Mr. Speaker, at the beginning of the 18th Legislative Assembly, our government committed to explore options for renewable and alternative energy sources and to improve our energy conservation efforts. The 2030 Energy Strategy was released in 2018 to provide a long-term vision for energy use and supply in the Northwest Territories and we began implementing the six strategic objectives outlined in the Energy Strategy last year, through initiatives detailed in a three-year Energy Action Plan.
Today, Mr. Speaker, I will provide an update on our government’s progress to advance the six objectives of the Energy Strategy, which will help build an energy system that contributes to the territory’s economic, social and environmental well-being, while doing our part in the transition to a lower-carbon economy.
The first objective of the Energy Strategy is working together to find energy solutions through community engagement, participation and empowerment. Our government, along with the Northwest Territories Power Corporation, has engaged with many communities on a range of energy projects.
One example is a partnership between the Tulita Land Corporation and Northwest Territories Power Corporation to support a 40 kilowatt solar project that will be owned and operated by the community to reduce the use of diesel in the community. This project shows how communities can lead the way in creating local energy solutions.
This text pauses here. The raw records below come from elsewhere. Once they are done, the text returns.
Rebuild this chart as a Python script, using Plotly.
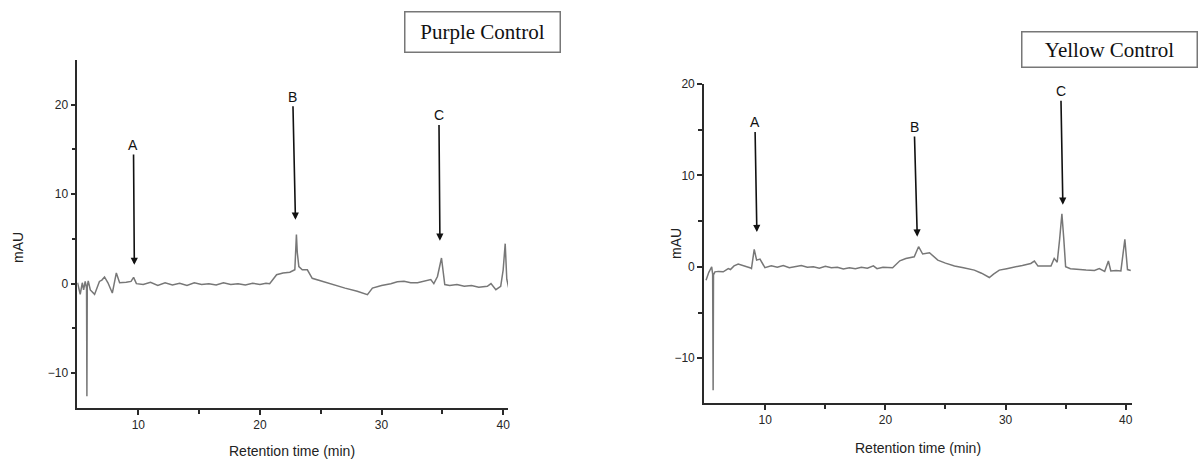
import plotly.graph_objects as go

# ---------------- data ----------------
purple_points = [
    (5.0, 0.1), (5.22, -1.2), (5.39, 0.1), (5.5, -0.7), (5.63, 0.25), (5.74, -0.5),
    (5.77, -12.6), (5.8, -0.3), (5.88, 0.3), (6.05, -0.7), (6.4, -1.2), (6.8, 0.25),
    (7.0, 0.4), (7.22, 0.75), (7.5, 0.1), (7.86, -1.05), (8.19, 1.2), (8.46, 0.1),
    (9.0, 0.15), (9.4, 0.25), (9.61, 0.7), (9.84, 0.0), (10.4, -0.1), (11.0, 0.15),
    (11.6, -0.2), (12.2, 0.1), (12.8, -0.15), (13.4, 0.05), (14.0, -0.2), (14.6, 0.1),
    (15.2, -0.1), (15.8, 0.0), (16.4, -0.15), (17.0, 0.1), (17.6, -0.1), (18.2, 0.0),
    (18.8, -0.15), (19.4, 0.05), (20.0, -0.1), (20.5, 0.05), (20.8, 0.0), (21.37, 1.0),
    (21.9, 1.2), (22.46, 1.27), (22.87, 1.55), (22.95, 3.5), (23.0, 5.5), (23.07, 3.5),
    (23.2, 1.9), (23.48, 1.55), (23.9, 1.55), (24.3, 0.6), (25.0, 0.3), (26.0, -0.1),
    (27.0, -0.5), (28.0, -0.85), (28.84, -1.23), (29.25, -0.5), (30.0, -0.2), (30.76, 0.0),
    (31.3, 0.2), (31.85, 0.27), (32.4, 0.1), (32.96, 0.1), (33.5, 0.3), (34.05, 0.45),
    (34.3, 0.0), (34.6, 0.8), (34.93, 2.87), (35.2, -0.1), (35.6, -0.2), (36.2, -0.1),
    (36.8, -0.3), (37.4, -0.2), (38.0, -0.4), (38.7, -0.3), (39.0, 0.0), (39.4, -0.67),
    (39.8, -0.3), (40.0, 1.5), (40.17, 4.47), (40.3, 0.5), (40.5, -0.75),
]

yellow_points = [
    (5.07, -1.46), (5.3, -0.6), (5.54, 0.0), (5.62, -0.8), (5.66, -13.5), (5.69, -0.9),
    (5.81, -0.55), (6.1, -0.5), (6.5, -0.55), (6.92, -0.2), (7.1, -0.3), (7.4, 0.1),
    (7.75, 0.3), (8.2, 0.15), (8.72, -0.1), (8.85, -0.2), (9.08, 1.9), (9.28, 0.73),
    (9.56, 0.85), (9.97, -0.1), (10.5, 0.1), (11.0, -0.05), (11.5, 0.15), (12.0, -0.1),
    (12.5, 0.05), (13.0, 0.15), (13.5, -0.05), (14.0, 0.0), (14.5, -0.15), (15.0, 0.05),
    (15.5, -0.1), (16.0, -0.05), (16.5, -0.25), (17.0, -0.1), (17.5, -0.2), (18.0, -0.05),
    (18.5, -0.15), (19.0, 0.1), (19.3, -0.2), (19.8, -0.05), (20.6, -0.1), (21.2, 0.66),
    (21.7, 0.9), (22.4, 1.1), (22.76, 2.2), (23.1, 1.4), (23.67, 1.54), (24.36, 0.73),
    (25.0, 0.4), (25.75, 0.08), (26.5, -0.1), (27.4, -0.36), (28.0, -0.7), (28.65, -1.17),
    (29.0, -0.8), (29.48, -0.36), (30.1, -0.2), (30.73, -0.07), (31.4, 0.15), (32.1, 0.37),
    (32.4, 0.63), (32.7, 0.08), (33.2, 0.1), (33.78, 0.08), (34.05, 0.92), (34.3, 0.5),
    (34.5, 3.0), (34.69, 5.8), (34.85, 3.0), (35.0, 0.0), (35.4, -0.2), (36.0, -0.3),
    (36.7, -0.35), (37.4, -0.4), (37.8, -0.2), (38.25, -0.5), (38.56, 0.63), (38.76, -0.45),
    (39.2, -0.4), (39.6, -0.45), (39.93, 3.0), (40.15, -0.3), (40.42, -0.4),
]

# peak labels: (label, head_x, head_y, text_x, text_y)
purple_peaks = [("A", 9.67, 2.1, 9.6, 15.5), ("B", 22.92, 7.15, 22.7, 20.9), ("C", 34.8, 4.8, 34.72, 18.8)]
yellow_peaks = [("A", 9.3, 3.8, 9.14, 15.8), ("B", 22.65, 3.3, 22.4, 15.3), ("C", 34.77, 6.8, 34.6, 19.2)]

x_tickvals = [10, 20, 30, 40]
y_tickvals = [-10, 0, 10, 20]

FONT = "Liberation Sans, Arial, sans-serif"
SERIF = "Liberation Serif, Times New Roman, serif"
LINE = "#777777"
AX = "#2a2a2a"

fig = go.Figure()
fig.add_trace(go.Scatter(x=[p[0] for p in purple_points], y=[p[1] for p in purple_points],
                         mode="lines", line=dict(color=LINE, width=1.5),
                         xaxis="x", yaxis="y", showlegend=False, hoverinfo="skip"))
fig.add_trace(go.Scatter(x=[p[0] for p in yellow_points], y=[p[1] for p in yellow_points],
                         mode="lines", line=dict(color=LINE, width=1.5),
                         xaxis="x2", yaxis="y2", showlegend=False, hoverinfo="skip"))

def xax(domain, rng):
    return dict(domain=domain, range=rng, tickvals=x_tickvals, ticks="outside", ticklen=5,
                tickwidth=1.5, tickcolor=AX, showline=True, linecolor=AX, linewidth=1.6,
                showgrid=False, zeroline=False, automargin=False,
                minor=dict(tickvals=[15, 25, 35], ticks="outside", ticklen=4, tickcolor=AX, tickwidth=1.5, showgrid=False),
                tickfont=dict(family=FONT, size=12, color="#262626"))

def yax(domain, rng, anchor):
    return dict(domain=domain, range=rng, tickvals=y_tickvals, ticks="outside", ticklen=5,
                tickwidth=1.5, tickcolor=AX, showline=True, linecolor=AX, linewidth=1.6,
                showgrid=False, zeroline=False, anchor=anchor, automargin=False,
                minor=dict(tickvals=[-5, 5, 15], ticks="outside", ticklen=4, tickcolor=AX, tickwidth=1.5, showgrid=False),
                tickfont=dict(family=FONT, size=12, color="#262626"))

W, H = 1198, 461
fig.update_layout(
    width=W, height=H, margin=dict(l=0, r=0, t=0, b=0, pad=0, autoexpand=False),
    paper_bgcolor="white", plot_bgcolor="white",
    xaxis=dict(xax([77.3 / W, 508 / W], [4.98, 40.4]), anchor="y"),
    yaxis=yax([1 - 408 / H, 1 - 60 / H], [-13.9, 25], "x"),
    xaxis2=dict(xax([704 / W, 1131.7 / W], [4.9, 40.5]), anchor="y2"),
    yaxis2=yax([1 - 403 / H, 1 - 84 / H], [-14.9, 20], "x2"),
)

ann = []
for peaks, xr, yr in [(purple_peaks, "x", "y"), (yellow_peaks, "x2", "y2")]:
    for lab, hx, hy, tx, ty in peaks:
        ann.append(dict(x=hx, y=hy, ax=tx, ay=ty, xref=xr, yref=yr, axref=xr, ayref=yr,
                        text=lab, showarrow=True, arrowhead=2, arrowsize=0.9, arrowwidth=1.6,
                        arrowcolor="#111", font=dict(family=FONT, size=14, color="#111")))

# boxed titles
ann.append(dict(xref="paper", yref="paper", x=482 / W, y=1 - 32.5 / H, xanchor="center", yanchor="middle",
                text="Purple Control", showarrow=False, font=dict(family=SERIF, size=21, color="#111"),
                bordercolor="#777", borderwidth=1.5, borderpad=1, width=152, height=37, bgcolor="white"))
ann.append(dict(xref="paper", yref="paper", x=1109 / W, y=1 - 50 / H, xanchor="center", yanchor="middle",
                text="Yellow Control", showarrow=False, font=dict(family=SERIF, size=21, color="#111"),
                bordercolor="#777", borderwidth=1.5, borderpad=1, width=172, height=32, bgcolor="white"))

# axis titles
for txt, x, y, ang in [("mAU", 18 / W, 1 - 248 / H, -90), ("mAU", 676 / W, 1 - 244 / H, -90),
                       ("Retention time (min)", 292 / W, 1 - 451 / H, 0),
                       ("Retention time (min)", 917.5 / W, 1 - 448 / H, 0)]:
    ann.append(dict(xref="paper", yref="paper", x=x, y=y, xanchor="center", yanchor="middle",
                    text=txt, showarrow=False, textangle=ang,
                    font=dict(family=FONT, size=14, color="#222")))

fig.update_layout(annotations=ann)
fig.write_html("out.html")
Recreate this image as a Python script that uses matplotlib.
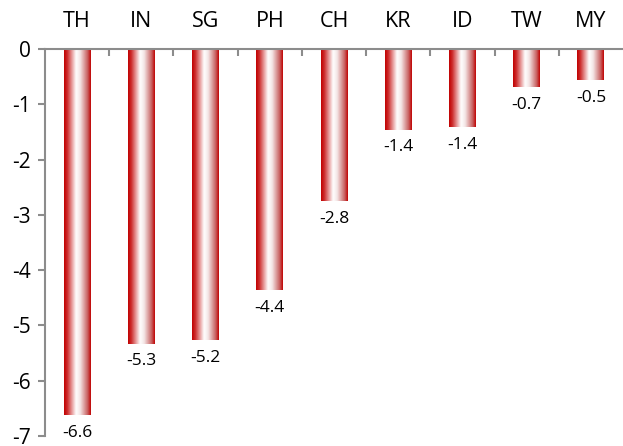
import numpy as np
import matplotlib
matplotlib.use("Agg")
import matplotlib.pyplot as plt
from matplotlib.colors import LinearSegmentedColormap

plt.rcParams['font.family'] = ['Open Sans', 'DejaVu Sans']

# データ
countries = ["TH", "IN", "SG", "PH", "CH", "KR", "ID", "TW", "MY"]
values = [-6.62, -5.33, -5.26, -4.36, -2.75, -1.46, -1.41, -0.69, -0.56]
value_labels = ["-6.6", "-5.3", "-5.2", "-4.4", "-2.8", "-1.4", "-1.4", "-0.7", "-0.5"]
yticks = [0, -1, -2, -3, -4, -5, -6, -7]

# 横方向グラデーション（赤→白→赤）
grad_cmap = LinearSegmentedColormap.from_list(
    "bar_grad",
    [(0.0, "#c00000"), (0.12, "#cc2a2a"), (0.45, "#ffffff"),
     (0.6, "#f4e6e6"), (0.88, "#c86060"), (1.0, "#c00000")])

fig = plt.figure(figsize=(6.23, 4.46), dpi=100)
ax = fig.add_axes([45 / 623, 1 - 436 / 446, 1 - 45 / 623, (436 - 49) / 446])

x = np.arange(len(countries))
bars = ax.bar(x, values, width=0.42, color="none", edgecolor="none", zorder=2)

gradient = np.linspace(0, 1, 256).reshape(1, -1)
for b in bars:
    x0, y0 = b.get_x(), b.get_y()
    w, h = b.get_width(), b.get_height()
    im = ax.imshow(gradient, cmap=grad_cmap, aspect="auto",
                   extent=(x0, x0 + w, y0 + h, y0), zorder=2, interpolation="bicubic")
    im.set_clip_path(b)

for xi, v, lab in zip(x, values, value_labels):
    ax.annotate(lab, (xi, v), xytext=(0, -7), textcoords="offset points",
                ha="center", va="top", fontsize=12.5, color="black")

ax.set_xlim(-0.5, len(countries) - 0.5)
ax.set_ylim(-7, 0)

# 軸
for s in ["right", "bottom"]:
    ax.spines[s].set_visible(False)
ax.spines["top"].set_color("#8c8c8c")
ax.spines["left"].set_color("#8c8c8c")
ax.spines["top"].set_linewidth(1.5)
ax.spines["left"].set_linewidth(1.5)

ax.set_yticks(yticks)
ax.set_yticklabels([str(t) for t in yticks], fontsize=15)
ax.tick_params(axis="y", length=5, width=1.5, color="#8c8c8c", pad=5)

# x軸：上側にラベル、目盛りは境界に下向き
ax.set_xticks(np.arange(0.5, len(countries) - 0.5, 1.0))
ax.set_xticklabels([])
ax.tick_params(axis="x", bottom=False, top=True, direction="in", length=5,
               width=1.5, color="#8c8c8c", labeltop=False, labelbottom=False)
for xi, c in zip(x, countries):
    ax.text(xi, 1.07, c, transform=ax.get_xaxis_transform(), ha="center",
            va="center", fontsize=15.5, color="black")

fig.savefig("out.png", dpi=100)
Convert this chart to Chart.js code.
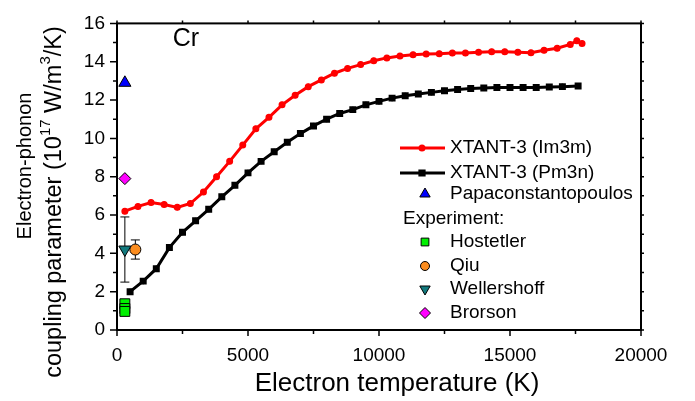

Mr. Speaker, the Energy Strategy’s second objective involves reducing greenhouse gas emissions from electricity generation in diesel communities. After securing up to 30 million dollars from the federal government, the GNWT is in the final stages of the regulatory process for the Inuvik Wind Project, which will significantly reduce greenhouse gas emissions in the NWT’s largest diesel community.
We also secured 15 million dollars in federal funding for a new and more efficient generator in Sachs Harbour that will use less diesel, and allow for the incorporation of wind power. This generator will be almost 20% more efficient than the old one and save about 50,000 liters of diesel per year. The GNWT has also erected a wind-monitoring tower in Norman Wells and continues to collect wind data in Sachs Harbour and Snare Rapids. Yet another example is the GNWT monitoring a water gauging station in Gameti to assess the potential for a mini-hydro project in the community.
The Energy Strategy’s third objective is to reduce greenhouse gas emissions from transportation. This is a particular challenge in our northern environment. Our government is currently conducting energy-efficiency retrofits on a Marine Transportation Services tug, through funding provided by the federal Low Carbon Economy Leadership Fund, or LCELF. This retrofit will reduce yearly greenhouse gas emission by over 800 tonnes, or about 286,000 liters of diesel per year.
Mr. Speaker, the fourth and fifth objectives of the Energy Strategy involve increasing renewable energy used for community heating and increasing commercial building energy efficiency. The GNWT secured over 7 million dollars from the LCELF and contributed an additional 2 million dollars over the next four years to provide the Arctic Energy Alliance with new funding to expand rebates, programs and services. Combined, this additional investment will result in an ongoing reduction of greenhouse gas emissions of 2,000 tonnes per year.
Through LCELF funding, our government launched the buildings and industry stream of the Greenhouse Gas Grant Program this past spring, providing over 2.5 million a year for industry, businesses and building owners to make energy-efficiency upgrades such as LED lighting and biomass heating.
The Energy Strategy’s sixth and final objective is to have a long-term vision for the NWT’s energy systems when developing our energy potential, addressing industry emissions, and doing our part to meet our national and international climate change objectives. Last year we secured over 10 million dollars from the federal government to upgrade the Snare Forks hydroelectric facility, which will reduce pressure on electricity rates. We also secured 2 million dollars in federal funding to expand the Taltson Hydroelectric System, with a commitment in the 2019 federal budget for an additional eighteen million dollars over the next three years.
Connecting the North and South Slave electrical systems would allow the resource sector to access clean, affordable energy and significantly reduce greenhouse gas emissions. It would also help to stabilize the cost of living and of doing business in the NWT. Our government is currently examining the feasibility of transmission options crossing Great Slave Lake, and is working with our Indigenous partners to define the project structure, business case and future field work.
Later today, Mr. Speaker, I will table the GNWT’s Energy Action Plan Update, which summarizes what we accomplished in 2018 -2019, and describes in more detail energy initiatives planned for the next three years. I will also table the Energy Initiatives Report, which presents a high-level review of the NWT’s current energy landscape, provides the GNWT’s energy expenditures and GHG reductions, and showcases many of last year’s energy initiatives. Together, these documents demonstrate our innovative approach to developing energy systems that will grow and diversify the economy, while reducing our reliance on imported fossil fuels.
Mr. Speaker, these successes demonstrate the GNWT’s ongoing efforts to maintain strong partnerships with the Government of Canada as we continue to work toward enabling the NWT to transition to a strong, healthy economy that is less dependent on fossil fuels. These investments set the stage to achieve the strategic objectives I outlined today, and in turn, meet our goals to transition the NWT to a lower carbon economy, and build an energy system that will provide secure, affordable and sustainable energy for the people of the NWT.